21 Mar 2014
Up and ready on Wednesday morning for a short interview at 7am with Good Morning Scotland on the prospects for the Budget being announced that day.
The BBC was looking for commercial background noise and where do you get that at 7 o'clock in the morning? You get it at Blochairn Fruit Market. So I get interviewed surrounded by oranges, passionfruit and lemons.
There is always a demand for business views on the Budget and so this is the time of year I really get up to speed with the economic issues of the moment. And it helps to have the most recent issue of the Fraser of Allander's Economic Commentary to hand. It gives you an excellent and detailed independent assessment of the Scottish economy and it is now edited by a good friend of the Chamber, Kevin Kane.

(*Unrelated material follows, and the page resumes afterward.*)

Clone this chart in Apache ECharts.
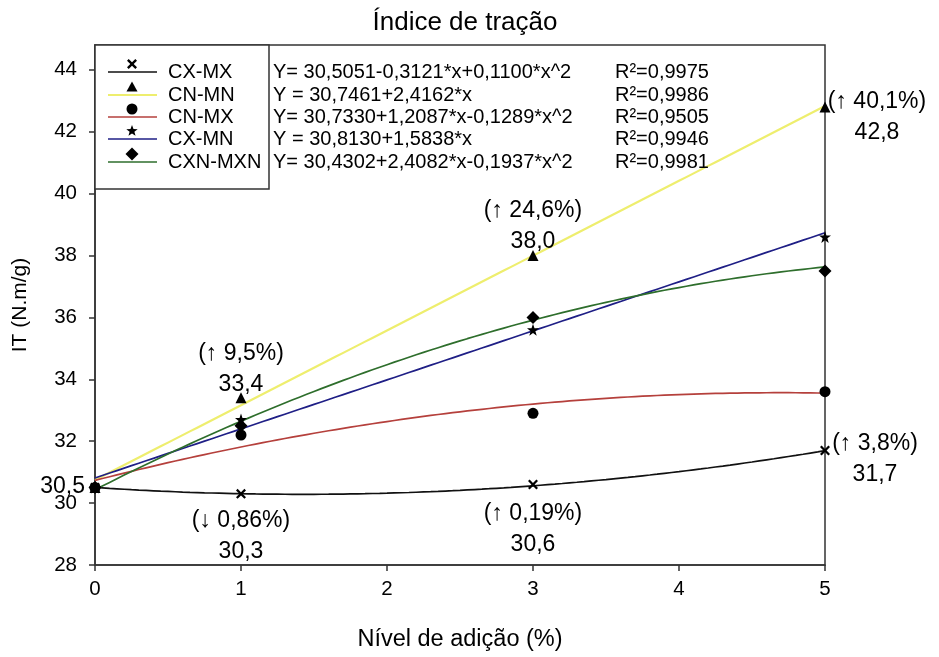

There are some hopeful signs and some stark messages. Economic prospects for Scotland are improving with the Institute's forecast for output growth in 2014 increased by 0.5% to 2.3%. The positive signals from survey work by Scottish Engineering and Scottish Chambers of Commerce suggest that the production sector is growing in confidence. Indeed in the SCC survey manufacturing optimism has reached its highest level since 2006 and orders are rising.
But for the Fraser of Allander there is an underlying problem. Despite these signals, overall economic growth is still coming mostly from consumer spending which is only possible because households are saving less. Households are still heavily over-borrowed and enduring falling real incomes.
To rebalance the economy we need to see much more growth coming from increased business investment and from exports. The Fraser points out that business investment in Scotland is still 14% below its pre-recession peak and while we have seen some good export performances, especially from whisky, trade figures are not yet showing consistent improvements.
So amongst the measures I highlighted in the GMS interview were increased investment allowances for business and moves to get rid of Air Passenger Duty. The Fraser of Allander made the interesting point that there is good evidence to show that tax support for business investment is at its most effective in an economic upswing when confidence is rebuilding and businesses are more inclined to invest. And for exports, Air Passenger Duty is essentially a tax on trade. York Aviation estimates that is costing Scotland up to £210m in lost tourism spend and two million passengers per annum.
So what did the Budget deliver? There were quite substantial increases in investment incentives with the cap on the Annual Investment Allowance for plant and machinery doubling to £500,000 and the closing date extending a further year to the end of 2015. Several measures were announced to reduce energy costs - with limited reaction from the renewables sector to date given that this must have reduced the rates of return on renewable projects. APD was reduced for long haul flights which is a nod to the need to open up much greater trade with non EU countries. But it is only a nod. In the Chancellor's own words APD 'hits exports (and ) puts off tourists' We've agreed in the past with the airlines and airports that APD should go. One very small step has been taken in that direction.
There was better news for the Glasgow drinks industry with the scrapping of the alcohol escalator, a penny off beer duty and a duty freeze for Scotch. And there were some announcements on export finance increasing the funding available and reducing its cost.
Tucked away in the supporting Budget documentation was a comment on the 'good progress' being made towards a City Deal aimed at improving infrastructure, strengthening the labour market and providing support for business growth in the Glasgow city region. I know that there is an enormous amount of work being done in the City Chambers to deliver this Deal with the UK Government and my fingers are securely crossed that it pays off. The Treasury's remarks suggest that a Deal is looking very likely.